Went to gas station for smokes. three cops pulled in. got gas i didn't need. found diff gas station.
good choice.
I'm at subway, this 8 year old kid is judging my fashion sense with his dad. I want to kill myself.
It's ok, he's just 8, he's not judging you.
He just asked why I'm sitting alone. I honestly want to cry.
I just googled the nutrition facts for a mcgriddle and yet I still want to go to mcdonalds
My new sobriety test is "how many times do I have to attempt to put toothpaste on my brush"... It takes a while.
Now would be a good time to set your alarm to pick me up from jail in the morning.
This girl brought half a watermelon to class. I want to be on her level.
Ummm so does anybody remember me stopping to get my ear peirced last night and make an earring out of a staple? Or did I just somehow lay on this thing and ram it through my ear?
Its 10:23 on a monday morning and im craving jello shots, this is a problem
my mom just left...time to break out that water bottle of wine that I sewed into my teddy bear
Correct me if I'm wrong, but did you let me pee in the grass while barking? And also, how many of you have videos?
We're going to ride the bus of mixed signals all the way to unrequited love town and that's where I'm going to live my life and then die.

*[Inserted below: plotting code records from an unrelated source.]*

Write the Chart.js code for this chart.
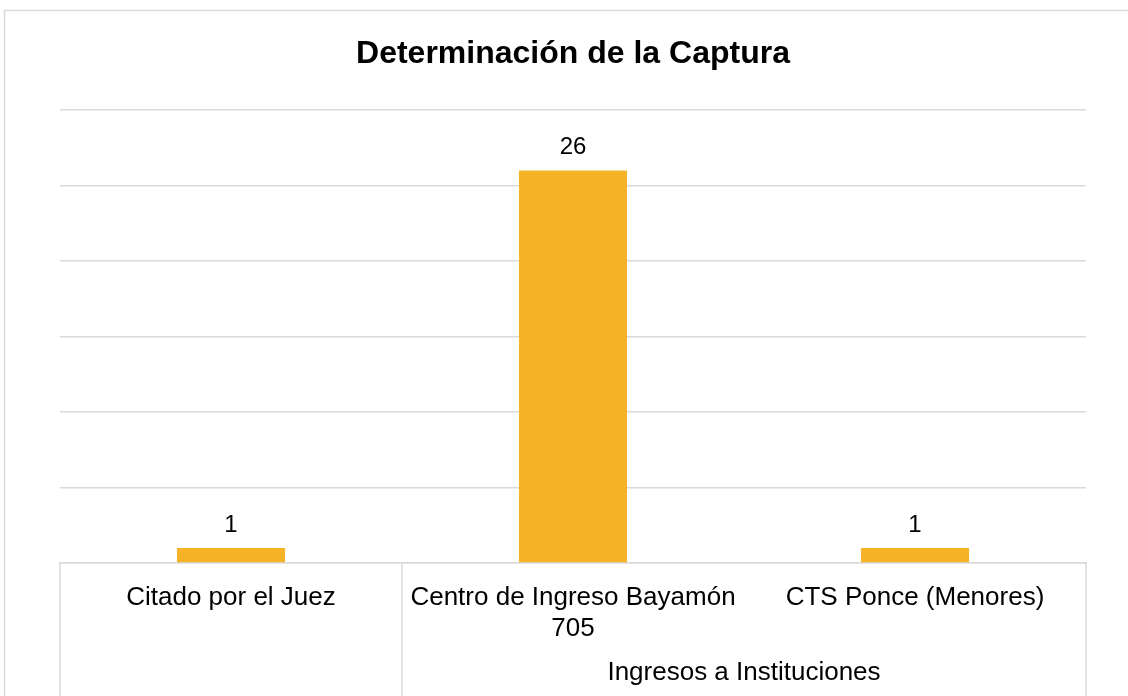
<!DOCTYPE html>
<html>
<head>
<meta charset="utf-8">
<script src="https://cdn.jsdelivr.net/npm/chart.js@4/dist/chart.umd.min.js"></script>
<style>
  html, body { margin: 0; padding: 0; background: #fff; }
  #wrap { width: 1128px; height: 696px; position: relative; }
</style>
</head>
<body>
<div id="wrap"><canvas id="c" width="1128" height="696"></canvas></div>
<script>
const TITLE = 'Determinación de la Captura';
const categories = ['Citado por el Juez', ['Centro de Ingreso Bayamón', '705'], 'CTS Ponce (Menores)'];
const groupLabels = ['', 'Ingresos a Instituciones', 'Ingresos a Instituciones'];
const values = [1, 26, 1];
const yMin = 0, yMax = 30, yStep = 5;

const FONT = "'Liberation Sans', Arial, sans-serif";
const GRID = '#d9d9d9';
const BAR = '#F6B328';

const decor = {
  id: 'decor',
  beforeDraw(chart) {
    const ctx = chart.ctx;
    ctx.save();
    ctx.fillStyle = '#fff';
    ctx.fillRect(0, 0, chart.width, chart.height);
    ctx.strokeStyle = GRID;
    ctx.lineWidth = 1.5;
    ctx.strokeRect(4.5, 10.5, chart.width + 10, chart.height + 10);
    ctx.restore();
  },
  afterDraw(chart) {
    const ctx = chart.ctx;
    const xs = chart.scales.x;
    const area = chart.chartArea;
    const n = categories.length;
    const half = (xs.getPixelForValue(1) - xs.getPixelForValue(0)) / 2;
    ctx.save();
    ctx.strokeStyle = GRID;
    ctx.lineWidth = 1.5;
    for (let i = 0; i <= n; i++) {
      const draw = (i === 0 || i === n) || groupLabels[i] !== groupLabels[i - 1];
      if (!draw) continue;
      const x = i < n ? xs.getPixelForValue(i) - half : xs.getPixelForValue(n - 1) + half;
      ctx.beginPath();
      ctx.moveTo(x, area.bottom);
      ctx.lineTo(x, chart.height);
      ctx.stroke();
    }
    ctx.fillStyle = '#000';
    ctx.font = '26px ' + FONT;
    ctx.textAlign = 'center';
    ctx.textBaseline = 'middle';
    let i = 0;
    while (i < n) {
      let j = i;
      while (j + 1 < n && groupLabels[j + 1] === groupLabels[i]) j++;
      if (groupLabels[i]) {
        const x0 = xs.getPixelForValue(i) - half;
        const x1 = xs.getPixelForValue(j) + half;
        ctx.fillText(groupLabels[i], (x0 + x1) / 2, 673);
      }
      i = j + 1;
    }
    const meta = chart.getDatasetMeta(0);
    ctx.font = '24px ' + FONT;
    ctx.textBaseline = 'alphabetic';
    meta.data.forEach((bar, k) => {
      ctx.fillText(String(values[k]), bar.x, bar.y - 16);
    });
    ctx.restore();
  }
};

new Chart(document.getElementById('c'), {
  type: 'bar',
  data: {
    labels: categories,
    datasets: [{
      data: values,
      backgroundColor: BAR,
      borderWidth: 0,
      barPercentage: 0.316,
      categoryPercentage: 1
    }]
  },
  options: {
    responsive: false,
    animation: false,
    devicePixelRatio: 1,
    layout: { padding: { left: 60, right: 42, top: 0, bottom: 0 } },
    plugins: {
      legend: { display: false },
      tooltip: { enabled: false },
      title: {
        display: true,
        text: TITLE,
        color: '#000',
        font: { family: FONT, size: 32, weight: 'bold', lineHeight: 1.2 },
        padding: { top: 35, bottom: 36.6 }
      }
    },
    scales: {
      x: {
        grid: { display: false, drawTicks: false },
        border: { display: true, color: GRID, width: 1.5 },
        ticks: {
          color: '#000',
          font: { family: FONT, size: 26, lineHeight: 1.2 },
          padding: 19,
          maxRotation: 0,
          minRotation: 0,
          autoSkip: false
        },
        afterFit(scale) { scale.height = 133; }
      },
      y: {
        min: yMin, max: yMax,
        ticks: { display: false, stepSize: yStep },
        grid: { color: GRID, lineWidth: 1.5, drawTicks: false },
        border: { display: false },
        afterFit(scale) { scale.width = 0; }
      }
    }
  },
  plugins: [decor]
});
</script>
</body>
</html>
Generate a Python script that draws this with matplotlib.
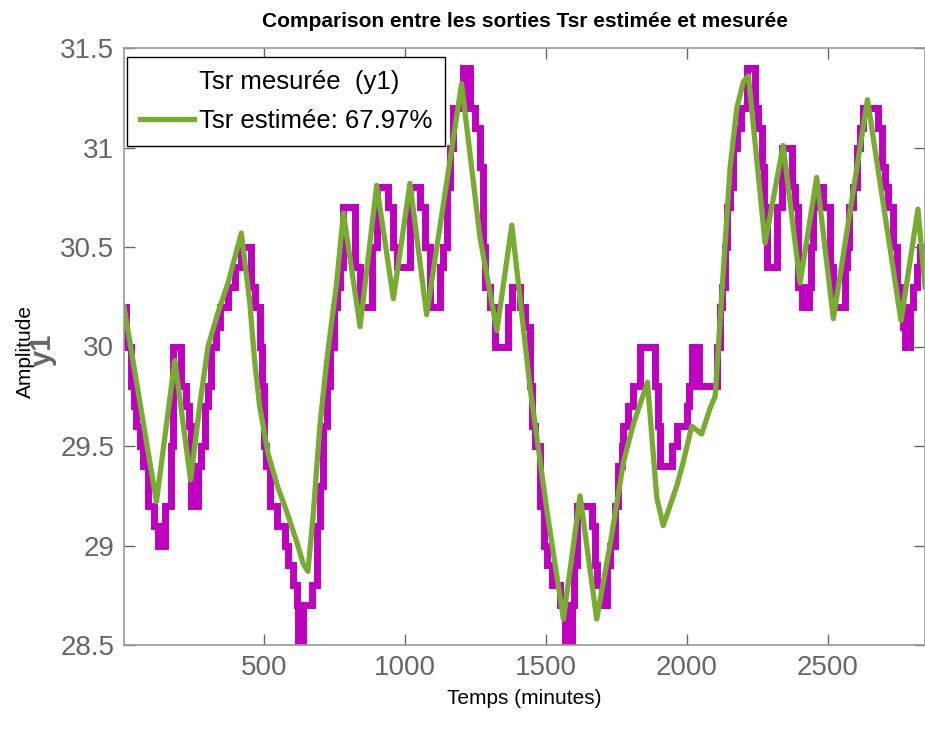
import matplotlib
matplotlib.use("Agg")
import matplotlib.pyplot as plt
from matplotlib.lines import Line2D

# measured temperature (step changes): time [min], value
t_mes = [5, 12, 31, 40, 49, 60, 72, 90, 111, 125, 149, 173, 179, 208, 226, 234, 244,
         267, 279, 293, 303, 315, 332, 344, 374, 397, 421, 456, 468, 486, 494, 501,
         510, 522, 546, 576, 588, 605, 617, 623, 641, 670, 688, 700, 711, 724, 736,
         748, 760, 771, 783, 824, 842, 883, 901, 942, 960, 972, 1019, 1055, 1072,
         1090, 1125, 1137, 1149, 1161, 1173, 1208, 1232, 1250, 1267, 1279, 1285,
         1303, 1320, 1368, 1380, 1409, 1427, 1445, 1451, 1462, 1480, 1495, 1506,
         1522, 1550, 1569, 1592, 1600, 1610, 1663, 1675, 1681, 1699, 1717, 1728,
         1746, 1758, 1770, 1776, 1793, 1811, 1835, 1888, 1900, 1906, 1947, 1965,
         2000, 2008, 2018, 2042, 2107, 2118, 2126, 2136, 2142, 2154, 2166, 2178,
         2194, 2213, 2243, 2254, 2266, 2275, 2284, 2319, 2337, 2373, 2384, 2396,
         2408, 2432, 2440, 2449, 2461, 2485, 2508, 2520, 2562, 2568, 2575, 2588,
         2603, 2615, 2624, 2680, 2692, 2703, 2715, 2733, 2745, 2757, 2766, 2774,
         2792, 2804, 2815, 2827, 2845]
y_mes = [30.2, 30.0, 29.8, 29.7, 29.6, 29.5, 29.4, 29.2, 29.1, 29.0, 29.2, 29.5, 30.0,
         29.8, 29.7, 29.6, 29.2, 29.4, 29.5, 29.7, 29.8, 30.0, 30.1, 30.2, 30.3,
         30.4, 30.5, 30.3, 30.2, 30.0, 29.8, 29.5, 29.4, 29.2, 29.1, 29.0, 28.9,
         28.8, 28.7, 28.5, 28.7, 28.8, 29.1, 29.3, 29.6, 29.8, 30.0, 30.2, 30.3,
         30.4, 30.7, 30.4, 30.2, 30.5, 30.8, 30.7, 30.5, 30.4, 30.8, 30.7, 30.5,
         30.2, 30.4, 30.5, 30.8, 31.0, 31.2, 31.4, 31.2, 31.1, 30.9, 30.5, 30.3,
         30.2, 30.0, 30.2, 30.3, 30.2, 30.1, 29.8, 29.6, 29.5, 29.2, 29.0, 28.9,
         28.8, 28.7, 28.5, 28.7, 28.9, 29.2, 29.1, 28.9, 28.8, 28.7, 28.9, 29.0,
         29.2, 29.4, 29.5, 29.6, 29.7, 29.8, 30.0, 29.8, 29.6, 29.4, 29.5, 29.6,
         29.7, 29.8, 30.0, 29.8, 30.0, 30.2, 30.3, 30.5, 30.7, 30.8, 31.0, 31.1,
         31.2, 31.4, 31.2, 31.1, 30.9, 30.7, 30.4, 30.7, 31.0, 30.8, 30.7, 30.3,
         30.2, 30.3, 30.5, 30.7, 30.8, 30.7, 30.4, 30.2, 30.4, 30.5, 30.7, 30.8,
         31.0, 31.1, 31.2, 31.1, 30.9, 30.8, 30.7, 30.5, 30.3, 30.2, 30.1, 30.0,
         30.2, 30.3, 30.4, 30.5, 30.5]

# estimated model output
t_est = [5, 120, 185, 241, 275, 303, 338, 374, 421, 451, 468, 486, 516, 551, 582, 617,
         640, 657, 675, 700, 724, 759, 783, 842, 901, 960, 1019, 1078, 1202, 1267,
         1327, 1380, 1445, 1504, 1563, 1622, 1681, 1728, 1776, 1811, 1861, 1894,
         1917, 1941, 1965, 1988, 2018, 2053, 2083, 2101, 2118, 2136, 2154, 2178,
         2201, 2219, 2278, 2342, 2402, 2461, 2520, 2641, 2760, 2820, 2845]
y_est = [30.2, 29.22, 29.93, 29.33, 29.72, 30.0, 30.17, 30.32, 30.57, 30.22, 29.93,
         29.7, 29.46, 29.29, 29.17, 29.02, 28.91, 28.87, 29.14, 29.61, 29.93, 30.32,
         30.67, 30.1, 30.81, 30.24, 30.82, 30.16, 31.32, 30.55, 30.08, 30.61, 29.79,
         29.18, 28.63, 29.25, 28.63, 29.0, 29.42, 29.61, 29.82, 29.24, 29.1, 29.2,
         29.3, 29.42, 29.6, 29.56, 29.69, 29.75, 30.12, 30.51, 30.9, 31.2, 31.33,
         31.36, 30.52, 31.01, 30.32, 30.85, 30.14, 31.24, 30.13, 30.69, 30.3]

xticks = [500, 1000, 1500, 2000, 2500]
yticks = [28.5, 29, 29.5, 30, 30.5, 31, 31.5]
ytick_labels = ["28.5", "29", "29.5", "30", "30.5", "31", "31.5"]

fig = plt.figure(figsize=(9.25, 7.31), dpi=100)
ax = fig.add_axes([124/925, 1 - 645/731, 801/925, 597/731])

ax.plot(t_mes, y_mes, drawstyle="steps-post", color="#C000C0", lw=5, solid_joinstyle="miter")
green, = ax.plot(t_est, y_est, color="#77AC30", lw=3.8)

ax.set_xlim(5, 2845)
ax.set_ylim(28.5, 31.5)
ax.set_xticks(xticks)
ax.set_yticks(yticks)
ax.set_yticklabels(ytick_labels)
for lab in ax.get_xticklabels() + ax.get_yticklabels():
    lab.set_family("Liberation Sans")
    lab.set_fontsize(20)
    lab.set_color("#666666")
ax.tick_params(direction="in", length=8, width=1, color="#666666", top=True, right=True, pad=7)
for s in ax.spines.values():
    s.set_color("#9a9a9a")
    s.set_linewidth(1.2)

ax.set_title("Comparison entre les sorties Tsr estimée et mesurée", fontsize=15,
             fontweight="bold", family="Liberation Sans", pad=15)
ax.set_xlabel("Temps (minutes)", fontsize=15, family="Liberation Sans", labelpad=6)

fig.text(25/925, 1 - 352/731, "Amplitude", rotation=90, ha="center", va="center", fontsize=15,
         family="Liberation Sans")
fig.text(43/925, 1 - 350/731, "y1", rotation=90, ha="center", va="center", fontsize=21,
         fontweight="bold", color="#666666", family="Liberation Sans")

blank = Line2D([], [], color="none")
leg = ax.legend([blank, green], ["Tsr mesurée  (y1)", "Tsr estimée: 67.97%"],
                loc="upper left", bbox_to_anchor=(0.004, 0.985), borderaxespad=0,
                fancybox=False, edgecolor="black", framealpha=1,
                prop={"family": "Liberation Sans", "size": 18.5}, handlelength=2.1,
                handletextpad=0.2, borderpad=0.5, labelspacing=0.6)
leg.get_frame().set_linewidth(1.0)

fig.savefig("out.png", dpi=100)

He's ruined me. Do you know how frustrating it is to know I'll never find another guy as tall and handsome and rich with as big of lips & booty, and cock as him who also rims and takes me on tropical vacations and buys me all the cocaine.
Okay, I just reached peak living alone
I ate a piece of chocolate cake while jerking off
I just realized, you're dating a guy named Jameson. That is another level of whiskey dick.
Are you hungover?
No. I'm hiding under my covers and hoping it doesn't find me.